In the discussion section of the research, findings are reported. Results are analyzed, connected to literature, possible research initiatives are suggested, or limitations are acknowledged. Limitations are considered because of the criticism potential from other researchers and the possibility of advancing knowledge to create change.
Validity and reliability are also terms that are though of during research. Validity focuses on if an instrument truly measures what it is intended to measure. While reliability focuses on the consistency of the instrument. Reliability is determined if over time the same results are observed. External and internal validity are ideas associated with experimental research. External validity involves the results that are generalizable beyond the sample and some causes of external validity are treatment diffusion, reactive arrangements, and experimental effects selection treatment interaction (Laureate Education, 2005a). Internal validity refers to a change in the dependent variable cause by an experimental manipulation and some threats are mortality, history maturation, statistical regression, pre-testing of participants, instrumentation and differential selection of subjects.
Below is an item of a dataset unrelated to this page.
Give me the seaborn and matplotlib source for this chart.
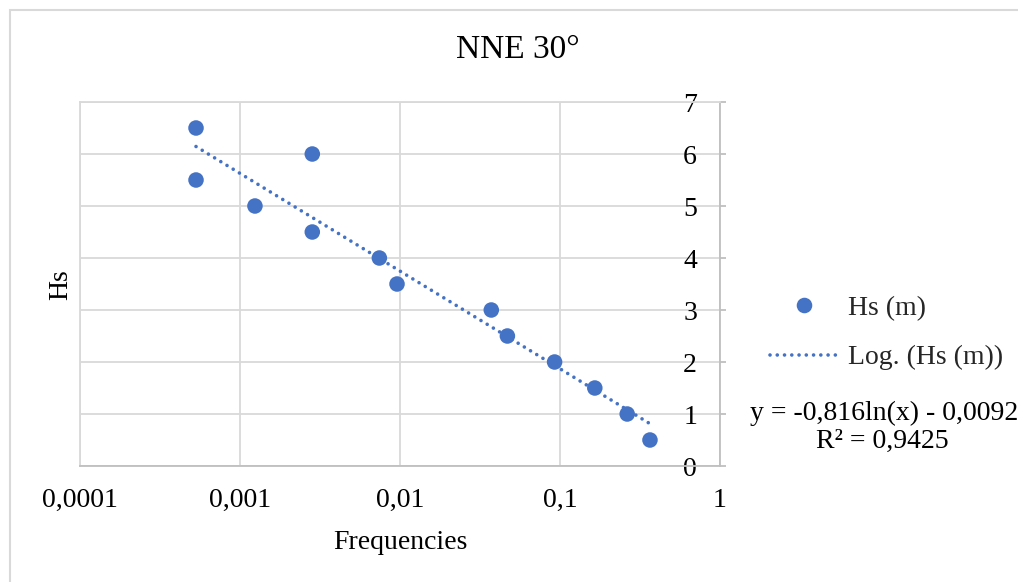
import numpy as np
import pandas as pd
import matplotlib
matplotlib.use("Agg")
import matplotlib.pyplot as plt
import seaborn as sns
from matplotlib.patches import Rectangle
from matplotlib.lines import Line2D
from matplotlib.ticker import FixedLocator, FixedFormatter, NullLocator

# ---- data ----
frequencies = [0.000531, 0.000531, 0.00124, 0.00283, 0.00283, 0.00743, 0.00958,
               0.0372, 0.0469, 0.0925, 0.165, 0.263, 0.365]
hs_values = [6.5, 5.5, 5.0, 6.0, 4.5, 4.0, 3.5, 3.0, 2.5, 2.0, 1.5, 1.0, 0.5]
trend_slope = -0.816
trend_intercept = -0.0092
x_tick_values = [0.0001, 0.001, 0.01, 0.1, 1]
x_tick_labels = ["0,0001", "0,001", "0,01", "0,1", "1"]
y_tick_values = [0, 1, 2, 3, 4, 5, 6, 7]
y_tick_labels = ["0", "1", "2", "3", "4", "5", "6", "7"]
title_text = "NNE 30°"
series_label = "Hs (m)"
trend_label = "Log. (Hs (m))"
equation_text = "y = -0,816ln(x) - 0,0092"
r2_text = "R² = 0,9425"

sns.set_theme(style="white")
plt.rcParams["font.family"] = ["Liberation Serif", "DejaVu Serif"]

BLUE = "#4472C4"
GRID = "#D9D9D9"
AXIS = "#BFBFBF"
FS = 20
LW = 2.6
DOTS = (0, (0.01, 2.0))

fig = plt.figure(figsize=(10.18, 5.82), dpi=100)
ax = fig.add_axes([80 / 1018, 1 - 466 / 582, 640 / 1018, 364 / 582])

df = pd.DataFrame({"freq": frequencies, "hs": hs_values})
sns.scatterplot(data=df, x="freq", y="hs", ax=ax, s=125, color=BLUE,
                edgecolor="none", linewidth=0, zorder=3, legend=False)

xs = np.logspace(np.log10(min(frequencies)), np.log10(max(frequencies)), 200)
trend = pd.DataFrame({"freq": xs, "hs": trend_slope * np.log(xs) + trend_intercept})
sns.lineplot(data=trend, x="freq", y="hs", ax=ax, color=BLUE, lw=LW,
             linestyle=DOTS, dash_capstyle="round", zorder=2, legend=False)

ax.set_xscale("log")
ax.set_xlim(0.0001, 1)
ax.set_ylim(0, 7)
ax.xaxis.set_major_locator(FixedLocator(x_tick_values))
ax.xaxis.set_major_formatter(FixedFormatter(x_tick_labels))
ax.xaxis.set_minor_locator(NullLocator())
ax.yaxis.set_major_locator(FixedLocator(y_tick_values))
ax.yaxis.set_major_formatter(FixedFormatter(y_tick_labels))

ax.grid(True, which="major", color=GRID, lw=1.3)
ax.set_axisbelow(True)
for side in ["top", "left"]:
    ax.spines[side].set_color(GRID)
    ax.spines[side].set_linewidth(1.3)
for side in ["bottom", "right"]:
    ax.spines[side].set_color(AXIS)
    ax.spines[side].set_linewidth(1.3)

ax.tick_params(axis="x", which="both", length=0, pad=16, labelsize=FS, colors="black")
ax.tick_params(axis="y", which="both", left=False, right=True, labelleft=False,
               labelright=True, direction="out", length=4, width=1.3, color=AXIS,
               pad=-30.5, labelsize=FS, labelcolor="black")

ax.set_xlabel("Frequencies", fontsize=FS, color="black")
ax.xaxis.label.set_va("center")
ax.xaxis.set_label_coords(0.5, -0.21)
ax.set_ylabel("Hs", fontsize=FS, color="black")
ax.yaxis.label.set_va("center")
ax.yaxis.set_label_coords(-0.03, 0.497)

fig.text(518 / 1018, 1 - 50 / 582, title_text, ha="center", va="center",
         fontsize=24, color="black")

handles = [
    Line2D([], [], linestyle="none", marker="o", markersize=11.2, color=BLUE,
           markeredgewidth=0),
    Line2D([], [], color=BLUE, lw=LW, linestyle=DOTS, dash_capstyle="round"),
]
leg = fig.legend(handles, [series_label, trend_label], loc="center left",
                 bbox_to_anchor=(770 / 1018, 1 - 333 / 582), frameon=False,
                 fontsize=FS, handlelength=2.45, handletextpad=0.35,
                 labelspacing=0.85, borderpad=0, borderaxespad=0)

fig.text(750 / 1018, 1 - 413 / 582, equation_text, ha="left", va="center",
         fontsize=FS, color="black")
fig.text(882 / 1018, 1 - 441 / 582, r2_text, ha="center", va="center",
         fontsize=FS, color="black")

fig.patches.append(Rectangle((10 / 1018, -0.1), 1.2, 1 - 10 / 582 + 0.1,
                             transform=fig.transFigure, fill=False,
                             edgecolor=GRID, lw=1.5, zorder=0))

fig.savefig("out.png", dpi=100, facecolor="white")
Other Approaches to Research
Educators are beginning to realize the advantages of using mixed method approaches. A major advantage of using the mixed method approach is it provides an in depth look into what is being studies by utilizing both quantitative and qualitative data. Another advantage of mixed method designs is that it provides flexibility in how data is collected and because of this strength, presentation of findings are often thought to be more powerful and convincing (Laureate, 2005b). Some mixed methods approach utilized are exploratory, explanatory, and a triangulation design. Exploratory designs collects qualitative data first and quantitative data later. Explanatory designs collect quantitative data first and quantitative data later. The most complex method is the triangulation method because it collects both qualitative and quantitative data simultaneously to provide a comparison.
The focus of action research is to provide immediate action in a situation. Action research is mainly utilized by educators because information is gathered from schools, generally focusing on how the school operates, how the teachers teach and how the students learn (Lodico, 2010). Two forms of action research are critical action research and practical action research. Critical action research involves researchers working collaboratively with persons in groups to identify possible solutions. On the other hand, practical action research focuses on issues within ones’ own classroom. Action research is often considered a messy process which involves the researcher to such an extent that the potential for throwing ethics and objectivity to the wind is highly probable (Laureate Education, 2005b). Another approach used is program evaluation and it focuses on determining if a program if serving its purpose. Research is used to ensure growth by reflecting.
Laureate Education, Inc. (Executive Producer). (2005a). Collaborative Action Research. [Video Recording]. Los Angeles: Author.
Laureate Education, Inc. (Executive Producer). (2005b). What Makes a Good Program Evaluation Great? [Transcript]. Los Angeles: Author.
Lodico, M., Spaulding, D., & Voegtle, K. (2010). Methods in educational research: From theory to practice (Laureate Education, Inc., custom ed.). San Francisco: John Wiley & Sons.